Sentiment on Wall Street had already been positive after upbeat news from corporate heavyweight Wal-Mart. The world's largest retailer notched a 19.7 percent rise in quarterly profits and beat consensus estimates by a penny.

Consumers, whose spending accounts for two-thirds of all economic activity in the United States, snapped up cars, building materials, garden supplies and health care and beauty products last month. They also ate out more.

Higher prices at the pump for gasoline also contributed to the increase in overall retail sales in April.

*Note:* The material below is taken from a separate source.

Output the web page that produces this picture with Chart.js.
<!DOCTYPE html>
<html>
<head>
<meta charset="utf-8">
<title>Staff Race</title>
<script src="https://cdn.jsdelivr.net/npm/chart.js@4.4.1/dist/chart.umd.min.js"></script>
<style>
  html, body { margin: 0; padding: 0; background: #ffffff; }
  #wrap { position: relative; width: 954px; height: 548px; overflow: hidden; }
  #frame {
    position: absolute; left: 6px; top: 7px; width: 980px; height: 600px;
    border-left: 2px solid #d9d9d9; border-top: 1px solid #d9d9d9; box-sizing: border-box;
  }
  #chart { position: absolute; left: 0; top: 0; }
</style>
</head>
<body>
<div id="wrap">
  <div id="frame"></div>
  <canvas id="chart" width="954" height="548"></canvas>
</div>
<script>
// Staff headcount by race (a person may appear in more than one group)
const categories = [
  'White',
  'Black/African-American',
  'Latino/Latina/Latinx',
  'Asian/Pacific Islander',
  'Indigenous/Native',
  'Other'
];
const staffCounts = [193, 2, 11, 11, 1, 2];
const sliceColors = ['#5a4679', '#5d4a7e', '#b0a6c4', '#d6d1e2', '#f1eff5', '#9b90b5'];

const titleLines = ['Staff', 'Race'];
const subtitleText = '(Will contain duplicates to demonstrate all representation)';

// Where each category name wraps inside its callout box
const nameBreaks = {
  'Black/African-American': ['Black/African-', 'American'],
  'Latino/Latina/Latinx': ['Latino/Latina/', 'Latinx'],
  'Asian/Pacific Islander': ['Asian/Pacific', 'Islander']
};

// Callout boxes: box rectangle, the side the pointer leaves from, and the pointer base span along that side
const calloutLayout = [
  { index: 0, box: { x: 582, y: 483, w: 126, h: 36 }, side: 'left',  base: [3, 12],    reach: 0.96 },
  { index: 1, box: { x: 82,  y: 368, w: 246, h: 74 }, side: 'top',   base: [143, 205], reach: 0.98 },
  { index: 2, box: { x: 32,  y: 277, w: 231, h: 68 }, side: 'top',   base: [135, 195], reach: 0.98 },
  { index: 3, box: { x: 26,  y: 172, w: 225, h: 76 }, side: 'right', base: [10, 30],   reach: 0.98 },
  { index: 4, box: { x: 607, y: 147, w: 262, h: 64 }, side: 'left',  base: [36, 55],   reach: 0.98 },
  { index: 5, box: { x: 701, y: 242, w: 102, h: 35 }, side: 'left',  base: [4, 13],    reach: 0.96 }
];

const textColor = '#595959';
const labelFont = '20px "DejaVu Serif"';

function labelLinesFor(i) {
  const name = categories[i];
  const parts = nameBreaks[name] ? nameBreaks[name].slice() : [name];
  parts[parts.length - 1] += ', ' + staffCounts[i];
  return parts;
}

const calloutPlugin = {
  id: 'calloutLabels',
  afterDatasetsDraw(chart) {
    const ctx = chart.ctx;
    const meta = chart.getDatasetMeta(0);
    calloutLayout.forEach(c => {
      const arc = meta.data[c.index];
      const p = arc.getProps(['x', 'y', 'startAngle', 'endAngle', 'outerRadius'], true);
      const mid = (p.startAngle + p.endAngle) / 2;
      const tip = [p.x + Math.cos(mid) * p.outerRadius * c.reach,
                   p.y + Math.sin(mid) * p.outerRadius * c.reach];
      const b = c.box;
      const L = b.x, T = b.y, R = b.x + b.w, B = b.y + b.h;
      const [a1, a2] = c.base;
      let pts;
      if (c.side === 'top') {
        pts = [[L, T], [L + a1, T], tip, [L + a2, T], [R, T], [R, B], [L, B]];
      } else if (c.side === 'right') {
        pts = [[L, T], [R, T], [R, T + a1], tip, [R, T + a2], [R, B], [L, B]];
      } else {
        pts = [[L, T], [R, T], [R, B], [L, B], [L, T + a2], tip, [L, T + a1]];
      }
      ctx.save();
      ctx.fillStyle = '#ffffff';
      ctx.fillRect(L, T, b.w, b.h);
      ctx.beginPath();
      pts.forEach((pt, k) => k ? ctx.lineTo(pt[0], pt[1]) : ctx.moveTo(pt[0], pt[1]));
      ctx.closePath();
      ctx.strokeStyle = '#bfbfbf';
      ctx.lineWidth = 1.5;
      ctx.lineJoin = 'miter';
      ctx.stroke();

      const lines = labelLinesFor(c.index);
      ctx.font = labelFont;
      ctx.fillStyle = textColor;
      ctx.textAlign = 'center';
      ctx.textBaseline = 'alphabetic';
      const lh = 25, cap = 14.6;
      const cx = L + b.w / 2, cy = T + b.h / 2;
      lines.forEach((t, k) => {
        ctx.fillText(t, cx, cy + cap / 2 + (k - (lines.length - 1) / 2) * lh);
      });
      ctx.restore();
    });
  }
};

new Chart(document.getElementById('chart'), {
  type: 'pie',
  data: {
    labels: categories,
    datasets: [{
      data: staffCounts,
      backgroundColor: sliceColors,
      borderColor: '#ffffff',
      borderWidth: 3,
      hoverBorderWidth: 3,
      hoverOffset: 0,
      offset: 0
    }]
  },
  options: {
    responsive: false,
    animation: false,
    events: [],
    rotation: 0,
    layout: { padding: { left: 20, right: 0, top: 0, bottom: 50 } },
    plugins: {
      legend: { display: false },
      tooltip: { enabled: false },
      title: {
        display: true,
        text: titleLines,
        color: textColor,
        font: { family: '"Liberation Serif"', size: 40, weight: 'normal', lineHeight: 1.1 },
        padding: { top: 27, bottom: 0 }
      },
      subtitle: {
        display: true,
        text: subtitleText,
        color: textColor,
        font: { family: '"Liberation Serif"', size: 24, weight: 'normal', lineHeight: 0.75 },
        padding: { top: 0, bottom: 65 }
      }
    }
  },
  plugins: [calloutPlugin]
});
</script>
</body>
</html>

However, excluding sales at gasoline stations and at car dealerships — which tend to bounce around from month to month — retail sales still rose a solid 1 percent.

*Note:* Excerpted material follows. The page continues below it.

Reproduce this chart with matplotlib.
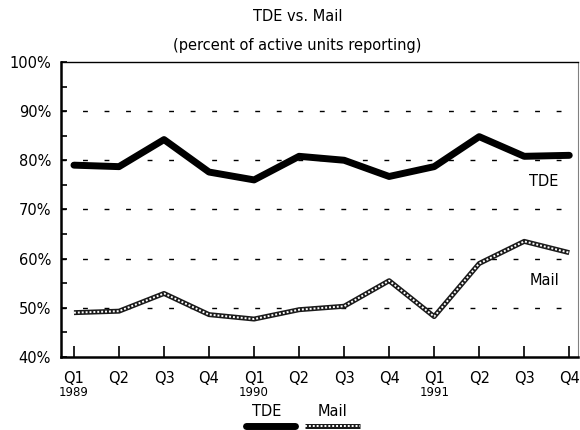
import matplotlib.pyplot as plt
import matplotlib.transforms as mtransforms
from matplotlib.lines import Line2D
import numpy as np

plt.rcParams['font.family'] = ['DejaVu Sans']

# data (percent of active units reporting)
quarters = ['Q1', 'Q2', 'Q3', 'Q4'] * 3
years = {0: '1989', 4: '1990', 8: '1991'}
tde = [79.0, 78.7, 84.2, 77.6, 76.0, 80.8, 80.0, 76.7, 78.7, 84.8, 80.8, 81.0]
mail = [49.0, 49.3, 52.9, 48.6, 47.7, 49.6, 50.3, 55.5, 48.2, 59.0, 63.5, 61.2]

x = np.arange(len(quarters))

MAIL_DARK = '0.1'
FS = 10.5

fig = plt.figure(figsize=(5.8, 4.3), dpi=100)
ax = fig.add_axes([0.105, 0.170, 0.892, 0.686])

# dashed gridlines
for v in [50, 60, 70, 80, 90]:
    ax.axhline(v, color='black', lw=1.0, dashes=(3.5, 12.0), zorder=1)

# TDE: heavy black line
ax.plot(x, tde, color='black', lw=5, solid_capstyle='round',
        solid_joinstyle='round', zorder=3)

# Mail: checkered line
ax.plot(x, mail, color=MAIL_DARK, lw=3.6, solid_capstyle='butt', zorder=3)
ax.plot(x, mail, color='white', lw=1.4, dashes=(1.0, 1.0), zorder=4)

ax.set_xlim(-0.29, 11.2)
ax.set_ylim(40, 100)

ax.set_yticks(range(40, 101, 10))
ax.set_yticklabels([f'{v}%' for v in range(40, 101, 10)], fontsize=FS)
ax.set_yticks(range(45, 100, 10), minor=True)
ax.tick_params(axis='y', which='both', direction='in', length=4, width=1.2, pad=7)

ax.set_xticks(x)
ax.set_xticklabels(quarters, fontsize=FS)
ax.tick_params(axis='x', direction='in', length=8, width=1.2, pad=10)

trans = mtransforms.blended_transform_factory(ax.transData, ax.transAxes)
for i, yr in years.items():
    ax.text(x[i], -0.122, yr, transform=trans, ha='center', va='center', fontsize=8.5)

for side in ['left', 'bottom']:
    ax.spines[side].set_linewidth(1.8)
ax.spines['top'].set_linewidth(1.0)
ax.spines['right'].set_linewidth(0.8)
ax.spines['right'].set_color('0.5')

# series labels on the right
ax.text(10.44, tde[-1] - 5.4, 'TDE', ha='center', va='center', fontsize=FS)
ax.text(10.44, mail[-1] - 5.6, 'Mail', ha='center', va='center', fontsize=FS)

# titles
fig.text(0.514, 0.962, 'TDE vs. Mail', ha='center', va='center', fontsize=FS)
fig.text(0.512, 0.895, '(percent of active units reporting)', ha='center',
         va='center', fontsize=FS)

# legend drawn below the axis
fig.text(0.459, 0.042, 'TDE', ha='center', va='center', fontsize=FS)
fig.text(0.574, 0.042, 'Mail', ha='center', va='center', fontsize=FS)
fig.add_artist(Line2D([0.424, 0.508], [0.0093, 0.0093], color='black', lw=5,
                      solid_capstyle='round', transform=fig.transFigure))
fig.add_artist(Line2D([0.526, 0.621], [0.0093, 0.0093], color=MAIL_DARK, lw=3.6,
                      solid_capstyle='butt', transform=fig.transFigure))
fig.add_artist(Line2D([0.526, 0.621], [0.0093, 0.0093], color='white', lw=1.4,
                      dashes=(1.0, 1.0), transform=fig.transFigure))

fig.savefig('out.png', dpi=100)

The 1.2 percent increase in retail sales last month was the biggest gain since a record 6.2 percent in October.

The strong showing last month came despite the fact that the nation's unemployment rate jumped to an eight-year high of 6 percent during the month. And, there was unseasonably cold weather and the fact that Easter fell in March this year.

Tuesday's report showed that car sales went up 1.9 percent in April, following a 0.8 percent decline in March. Sales of building materials and garden supplies rose 2.7 percent, on top of a 1.7 percent gain.

At health and beauty stores, sales rose 1.9 percent, a turnaround from the 0.5 percent drop in March. Sales at clothing stores rose 0.7 percent, compared with a 0.3 percent dip. At department stores, sales increased 1.2 percent, after edging up 0.1 percent.

Sales at gasoline stations rose 2 percent, following a 4 percent increase. Increases in recent months reflect higher prices at the pump.

At bars and restaurants, sales rose 0.6 percent, after being flat.

Sales of electronics and appliances nudged up 0.1 percent, after being flat in March.

There were some weak spots. Sales of furniture and home furnishings dropped by 1.4 percent, following a 0.1 percent decline the previous month. Sporting goods stores saw sales dip 0.1 percent, after a 0.6 percent increase.

Concerns about how consumers, who kept on spending during the recession, will hold up during the recovery was a factor in the Federal Reserve's decision May 7 to keep short-term interest rates

The Fed has held rates steady at all three of its meetings this year and many analysts say the central bank will not begin to push rates higher until fall, after unemployment peaks and begins to improve.

Economists expect the nation's jobless rate will top out at around 6.5 percent in June or July.